454 – Comets and Asteroids
If you set your mind to it, you can find and hold a sample of an asteroid, called a meteorite, which has landed on the Earth’s surface. If you are extraordinarily lucky you could even find and hold one out of a thousand meteorites which is actually a lunar rock ejected from our moon by an asteroid impact long ago. On the other hand, watching major meteor showers like the Eta Aquarii’ds in May, Perseid’s in August, Orionid’s in October, Leonid’s in November, or the Ursid’s in December will allow you to see but not touch comet dust as it enters and burns up in the Earth’s atmosphere. So far the only sample of comet material scientists can study in their laboratories comes from NASA’s Stardust mission which in 2006 which collected dust particles from the coma of Comet Wild 2. This treasure is a sample of primitive solar system material keep in nature’s deep freeze for the past 4.6 billion years. So far it has been used in more than 150 scientific papers.
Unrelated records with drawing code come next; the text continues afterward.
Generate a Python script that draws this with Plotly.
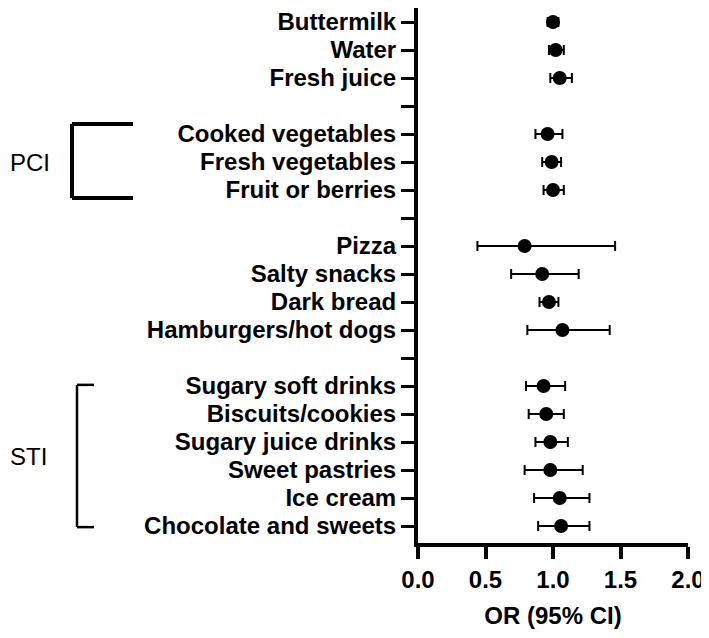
"""Forest plot of odds ratios (95% CI) for food items, grouped PCI / STI."""

import plotly.graph_objects as go

# rows top-to-bottom; empty strings are spacer rows that still carry a tick
labels = [
    "Buttermilk", "Water", "Fresh juice", "",
    "Cooked vegetables", "Fresh vegetables", "Fruit or berries", "",
    "Pizza", "Salty snacks", "Dark bread", "Hamburgers/hot dogs", "",
    "Sugary soft drinks", "Biscuits/cookies", "Sugary juice drinks",
    "Sweet pastries", "Ice cream", "Chocolate and sweets",
]
odds_ratio = [
    1.00, 1.02, 1.05, None,
    0.96, 0.99, 1.00, None,
    0.79, 0.92, 0.97, 1.07, None,
    0.93, 0.95, 0.98, 0.98, 1.05, 1.06,
]
ci_low = [
    0.96, 0.97, 0.98, None,
    0.87, 0.92, 0.93, None,
    0.44, 0.69, 0.90, 0.81, None,
    0.80, 0.82, 0.87, 0.79, 0.86, 0.89,
]
ci_high = [
    1.04, 1.08, 1.14, None,
    1.07, 1.06, 1.08, None,
    1.46, 1.19, 1.04, 1.42, None,
    1.09, 1.08, 1.11, 1.22, 1.27, 1.27,
]
x_ticks = [0.0, 0.5, 1.0, 1.5, 2.0]

FONT = "Liberation Sans, Arial, sans-serif"
# the page body has an 8px margin, so the figure is sized 8px smaller
FIG_W, FIG_H = 701, 630
PLOT_LEFT, PLOT_RIGHT = 410, 680  # pixel edges of the plot area (figure coords)


def _px_to_paper(px: float) -> float:
    return (px - PLOT_LEFT) / (PLOT_RIGHT - PLOT_LEFT)


rows = [i for i, v in enumerate(odds_ratio) if v is not None]
xs = [odds_ratio[i] for i in rows]
err_plus = [ci_high[i] - odds_ratio[i] for i in rows]
err_minus = [odds_ratio[i] - ci_low[i] for i in rows]

fig = go.Figure(
    go.Scatter(
        x=xs,
        y=rows,
        mode="markers",
        marker=dict(color="black", size=14, symbol="circle"),
        error_x=dict(
            type="data",
            symmetric=False,
            array=err_plus,
            arrayminus=err_minus,
            color="black",
            thickness=2,
            width=5,
        ),
        showlegend=False,
    )
)

# group brackets on the far left
for top, bottom, x0, x1, lw in [(3.64, 6.29, 64, 125, 4), (12.96, 18.04, 69, 86, 2.5)]:
    px0, px1 = _px_to_paper(x0), _px_to_paper(x1)
    for sx0, sx1, sy0, sy1 in [(px0, px1, top, top), (px0, px0, top, bottom), (px0, px1, bottom, bottom)]:
        fig.add_shape(type="line", xref="paper", yref="y", x0=sx0, x1=sx1, y0=sy0, y1=sy1,
                      line=dict(color="black", width=lw))

for text, yc in [("PCI", 5.0), ("STI", 15.5)]:
    fig.add_annotation(
        text=text, xref="paper", yref="y", x=_px_to_paper(0), y=yc,
        xanchor="left", yanchor="middle", showarrow=False,
        font=dict(family=FONT, size=24, color="black"),
    )

fig.update_layout(
    width=FIG_W,
    height=FIG_H,
    margin=dict(l=PLOT_LEFT, r=FIG_W - PLOT_RIGHT, t=0, b=95),
    paper_bgcolor="white",
    plot_bgcolor="white",
    font=dict(family=FONT, color="black"),
    xaxis=dict(
        range=[0, 2],
        tickvals=x_ticks,
        ticktext=[f"{v:.1f}" for v in x_ticks],
        ticks="outside",
        ticklen=12,
        tickwidth=4,
        tickcolor="black",
        showline=True,
        linewidth=4,
        linecolor="black",
        showgrid=False,
        zeroline=False,
        tickfont=dict(family=FONT, size=24, weight="bold"),
        title=dict(text="OR (95% CI)", font=dict(family=FONT, size=24, weight="bold"), standoff=16),
    ),
    yaxis=dict(
        range=[18.607, -0.5],
        tickvals=list(range(len(labels))),
        ticktext=labels,
        ticks="outside",
        ticklen=13,
        tickwidth=3,
        tickcolor="black",
        showline=True,
        linewidth=4,
        linecolor="black",
        showgrid=False,
        zeroline=False,
        tickfont=dict(family=FONT, size=24, weight="bold"),
    ),
)

fig.write_html("out.html")
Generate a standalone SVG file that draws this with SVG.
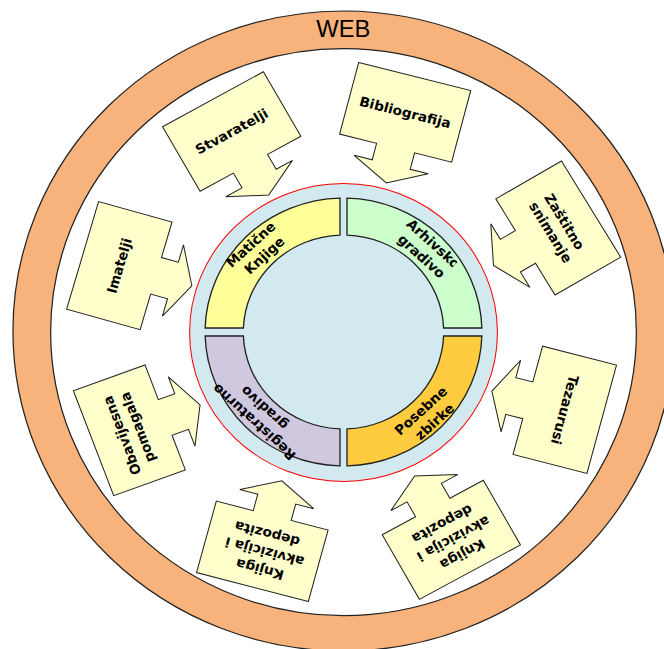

What we have learned has generated a host of new questions relating to how solar systems form, how organic material and water could have come to Earth, and what to look for in distant solar systems which could indicate how they could host liveable worlds. For additional physical samples of cometary materials we may have to wait until if and when a NASA mission to Comet 88P/Howell brings back samples including organic material to Earth in the 2030’s.

For Travelers in the Night this is Dr. Al Grauer.